El fútbol me gusta tanto como las canciones de Raimon y los programas de José Luis Moreno. Sin embargo, por razones que no hacen al caso, hube de ver en televisión esa final de no sé qué campeonato que ganó recientemente el Barça y que dejó desierta Barcelona durante un par de horas para sacar de súbito a las calles una masa vociferante y provocar cincuenta salidas de bomberos, un centenar de heridos y el destrozo masivo de escaparates, entre ellos el de una óptica a la que por lo visto se la tiene tomada la alegre muchachada.
Cerré las ventanas para acallar a la deprimente turba y seguí contemplando, a mi pesar, la soporífera celebración de los únicos que, en buena lógica, tenían motivos para saltar y enronquecer de dicha: los jugadores multimillonarios y unos señores indeterminados con traje y corbata que se abrazaban a ellos sin reparar en el sudor copioso. Jóvenes representantes de diversas etnias –colectivo conocido como “el equipo”– se pusieron en fila, exhibiendo cada cual su bandera nacional e invocando las excelencias de varios continentes. Se incluía una enseña inconstitucional de cariz independentista, la estelada.

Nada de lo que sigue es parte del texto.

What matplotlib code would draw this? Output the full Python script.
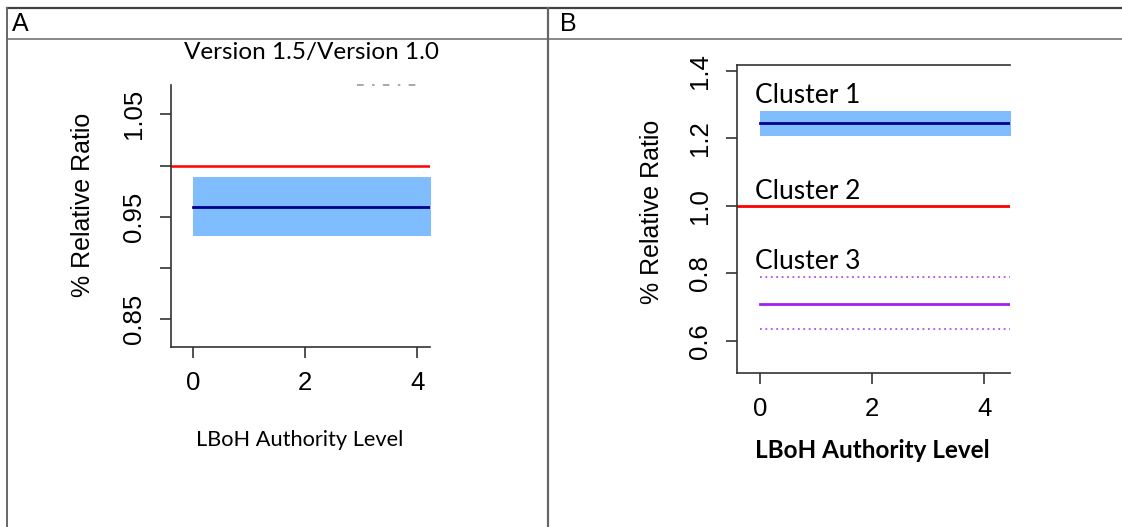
import numpy as np
import matplotlib.pyplot as plt
from matplotlib.lines import Line2D

W, H = 1122, 527

# panel A: Version 1.5 / Version 1.0
a_yticks = [0.85, 0.90, 0.95, 1.00, 1.05]
a_ylabels = ["0.85", "", "0.95", "", "1.05"]
a_ref = 1.00
a_est = 0.960
a_lo, a_hi = 0.931, 0.989

# panel B: clusters
b_yticks = [0.6, 0.8, 1.0, 1.2, 1.4]
b_ylabels = ["0.6", "0.8", "1.0", "1.2", "1.4"]
c1_est, c1_lo, c1_hi = 1.246, 1.208, 1.282
c2_ref = 1.00
c3_est, c3_lo, c3_hi = 0.710, 0.636, 0.788
cluster_names = ["Cluster 1", "Cluster 2", "Cluster 3"]
cluster_label_y = [1.326, 1.042, 0.836]

x_ticks = [0, 2, 4]
x_start = 0

fig = plt.figure(figsize=(W / 100, H / 100), dpi=100)


def px_axes(left, top, right, bottom):
    return fig.add_axes([left / W, 1 - bottom / H, (right - left) / W, (bottom - top) / H])


def fline(x0, y0, x1, y1, **kw):
    fig.add_artist(Line2D([x0 / W, x1 / W], [1 - y0 / H, 1 - y1 / H], transform=fig.transFigure, **kw))


# table grid
fline(7, 8, W, 8, color="#444444", lw=1.6)
fline(7, 38.5, W, 38.5, color="#888888", lw=1.4)
fline(7, 8, 7, H, color="#666666", lw=1.4)
fline(548, 8, 548, H, color="#666666", lw=1.6)
fig.text(12 / W, 1 - 24 / H, "A", fontsize=18, family="Liberation Sans", va="center", ha="left")
fig.text(560 / W, 1 - 24 / H, "B", fontsize=18, family="Liberation Sans", va="center", ha="left")

tick_font = dict(family="Liberation Sans", size=18.5)


def style_axes(ax):
    for s in ["left", "bottom", "top", "right"]:
        ax.spines[s].set_color("#333333")
        ax.spines[s].set_linewidth(1.2)
    ax.tick_params(direction="out", length=8, width=1.2, color="#333333")
    ax.tick_params(axis="y", pad=10)
    ax.tick_params(axis="x", pad=9)
    ax.set_xticks(x_ticks)
    ax.set_xticklabels([str(v) for v in x_ticks], fontdict=tick_font)


# ---- panel A
axA = px_axes(170.7, 85, 430, 347)
axA.set_xlim(-0.404, 4.227)
axA.set_ylim(0.823, 1.0786)
style_axes(axA)
axA.spines["top"].set_visible(False)
axA.spines["right"].set_visible(False)
axA.set_yticks(a_yticks)
axA.set_yticklabels(a_ylabels, fontdict=tick_font, rotation=90, va="center")
axA.axhline(a_ref, color="red", lw=1.8)
axA.fill_between([x_start, 5], a_lo, a_hi, color="#80bdff", lw=0)
axA.plot([x_start, 5], [a_est, a_est], color="#00008b", lw=2)
fig.text(311 / W, 1 - 52 / H, "Version 1.5/Version 1.0", family="Lato", fontsize=17.5,
         ha="center", va="center")
axA.set_ylabel("% Relative Ratio", family="Liberation Sans", fontsize=18, va="center")
axA.yaxis.set_label_coords(-0.338, 0.542)
axA.set_xlabel("LBoH Authority Level", family="Lato", fontsize=15.7, va="center")
axA.xaxis.set_label_coords(0.4987, -0.355)
# leftover of a cropped legend
fig.add_artist(Line2D([357 / W, 423 / W], [1 - 85 / H, 1 - 85 / H], transform=fig.transFigure,
                      color="#999999", lw=1.2, dashes=[4, 5, 1.5, 5]))

# ---- panel B
axB = px_axes(737.3, 65, 1010, 373.3)
axB.set_xlim(-0.404, 4.458)
axB.set_ylim(0.504, 1.417)
style_axes(axB)
axB.spines["right"].set_visible(False)
axB.set_yticks(b_yticks)
axB.set_yticklabels(b_ylabels, fontdict=tick_font, rotation=90, va="center")
axB.fill_between([x_start, 5], c1_lo, c1_hi, color="#80bdff", lw=0)
axB.plot([x_start, 5], [c1_est, c1_est], color="#00008b", lw=2)
axB.axhline(c2_ref, color="red", lw=2)
axB.plot([x_start, 5], [c3_est, c3_est], color="#a020f0", lw=2)
axB.plot([x_start, 5], [c3_lo, c3_lo], color="#b050f0", lw=1.3, ls=(0, (1, 2)))
axB.plot([x_start, 5], [c3_hi, c3_hi], color="#b050f0", lw=1.3, ls=(0, (1, 2)))
for name, yy in zip(cluster_names, cluster_label_y):
    axB.text(-0.09, yy, name, family="Lato", fontsize=19, ha="left", va="center")
axB.set_ylabel("% Relative Ratio", family="Liberation Sans", fontsize=18, va="center")
axB.yaxis.set_label_coords(-0.3128, 0.525)
axB.set_xlabel("LBoH Authority Level", family="Lato", fontsize=17.5, fontweight="bold", va="center")
axB.xaxis.set_label_coords(0.494, -0.2488)

fig.savefig("out.png", dpi=100)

De la española, ni rastro.
Me vengo resistiendo a aceptar una triste evidencia: el fútbol opera con más fuerza que ningún otro factor a la hora de mover en la sociedad afectos dormidos, crearlos ex novo o construir –o alimentar– un mito identitario. ¿Qué estupor no sentiría usted, lector, si tales efectos los causaran las carreras de caracoles o los concursos de orquídeas? Pues el mío no es menor.